* Begin Material shown *
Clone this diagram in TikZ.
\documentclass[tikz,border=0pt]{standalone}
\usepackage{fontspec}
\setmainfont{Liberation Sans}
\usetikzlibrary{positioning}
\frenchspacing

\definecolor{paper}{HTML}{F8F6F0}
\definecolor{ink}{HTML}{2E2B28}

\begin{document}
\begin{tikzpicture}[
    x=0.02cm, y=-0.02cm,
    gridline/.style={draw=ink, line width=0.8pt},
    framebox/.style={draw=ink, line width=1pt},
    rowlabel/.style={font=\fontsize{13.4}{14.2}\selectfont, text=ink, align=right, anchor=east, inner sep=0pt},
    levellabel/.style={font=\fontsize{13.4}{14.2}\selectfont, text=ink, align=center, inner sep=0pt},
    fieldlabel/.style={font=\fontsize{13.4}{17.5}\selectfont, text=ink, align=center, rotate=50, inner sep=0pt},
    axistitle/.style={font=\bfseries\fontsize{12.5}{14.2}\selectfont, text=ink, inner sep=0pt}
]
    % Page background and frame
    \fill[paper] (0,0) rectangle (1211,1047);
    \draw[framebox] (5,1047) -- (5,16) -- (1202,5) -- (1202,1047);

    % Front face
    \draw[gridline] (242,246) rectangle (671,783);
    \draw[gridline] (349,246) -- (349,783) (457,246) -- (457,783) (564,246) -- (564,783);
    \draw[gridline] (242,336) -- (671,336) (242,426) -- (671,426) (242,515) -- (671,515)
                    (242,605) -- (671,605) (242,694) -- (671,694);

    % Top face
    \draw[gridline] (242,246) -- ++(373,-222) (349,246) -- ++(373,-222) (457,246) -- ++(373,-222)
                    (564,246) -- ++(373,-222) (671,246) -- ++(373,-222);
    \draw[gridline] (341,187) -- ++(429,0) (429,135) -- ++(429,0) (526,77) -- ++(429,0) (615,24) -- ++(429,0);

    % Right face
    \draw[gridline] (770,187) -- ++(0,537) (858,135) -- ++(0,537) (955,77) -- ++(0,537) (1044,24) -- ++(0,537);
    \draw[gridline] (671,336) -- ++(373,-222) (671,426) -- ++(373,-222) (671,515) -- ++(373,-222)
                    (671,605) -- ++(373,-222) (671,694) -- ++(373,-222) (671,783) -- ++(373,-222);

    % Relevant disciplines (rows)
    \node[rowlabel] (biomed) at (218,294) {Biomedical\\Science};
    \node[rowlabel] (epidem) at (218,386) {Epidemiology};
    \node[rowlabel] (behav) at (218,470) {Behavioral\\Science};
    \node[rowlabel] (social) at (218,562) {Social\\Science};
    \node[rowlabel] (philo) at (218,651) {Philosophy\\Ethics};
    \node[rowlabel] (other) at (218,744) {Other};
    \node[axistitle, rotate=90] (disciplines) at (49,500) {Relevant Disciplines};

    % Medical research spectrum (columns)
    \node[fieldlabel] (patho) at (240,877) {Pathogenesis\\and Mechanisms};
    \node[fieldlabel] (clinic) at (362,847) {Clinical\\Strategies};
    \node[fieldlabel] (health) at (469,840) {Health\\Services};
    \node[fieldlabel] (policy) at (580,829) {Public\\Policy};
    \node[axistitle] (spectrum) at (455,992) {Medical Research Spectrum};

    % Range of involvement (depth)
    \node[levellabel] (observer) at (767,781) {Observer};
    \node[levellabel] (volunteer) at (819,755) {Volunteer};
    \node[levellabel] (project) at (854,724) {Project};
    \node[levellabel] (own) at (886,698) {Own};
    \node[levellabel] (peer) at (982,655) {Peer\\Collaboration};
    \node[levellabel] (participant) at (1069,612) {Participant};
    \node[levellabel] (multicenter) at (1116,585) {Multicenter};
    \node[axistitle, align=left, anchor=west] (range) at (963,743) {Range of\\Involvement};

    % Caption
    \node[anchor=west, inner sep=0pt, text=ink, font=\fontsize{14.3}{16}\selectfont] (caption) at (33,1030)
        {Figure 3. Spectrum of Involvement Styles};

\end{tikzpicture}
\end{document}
* End Material shown *
* Begin Material shown *
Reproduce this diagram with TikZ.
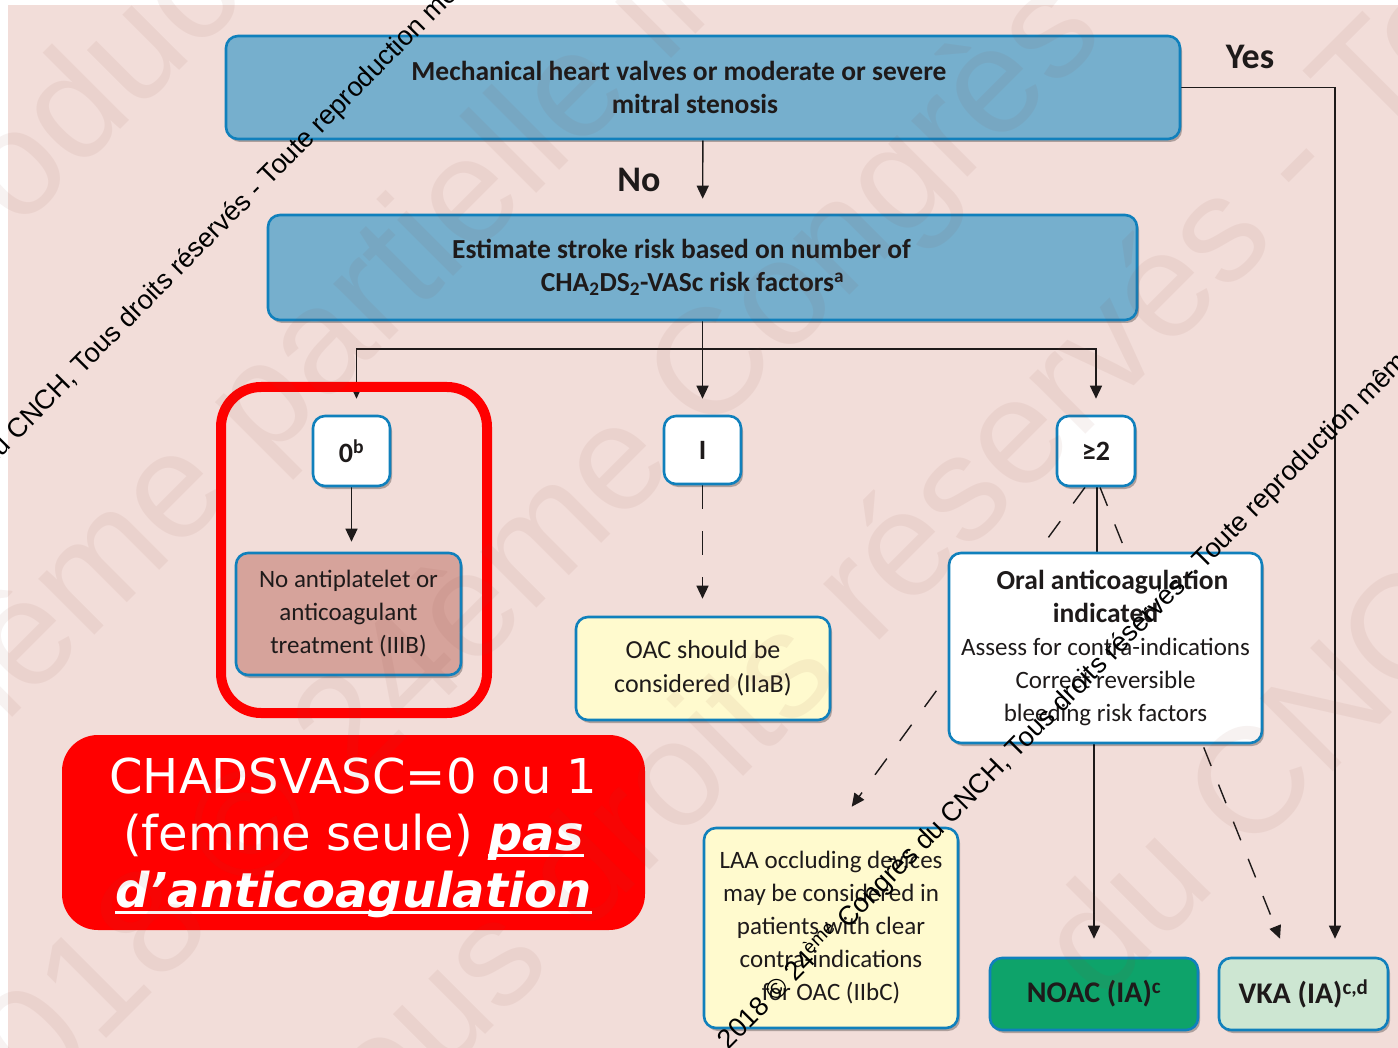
* End Material shown *
Look through the data and gather every line with the string "diagram" in it.

## Answer to this problem
Clone this diagram in TikZ.
Reproduce this diagram with TikZ.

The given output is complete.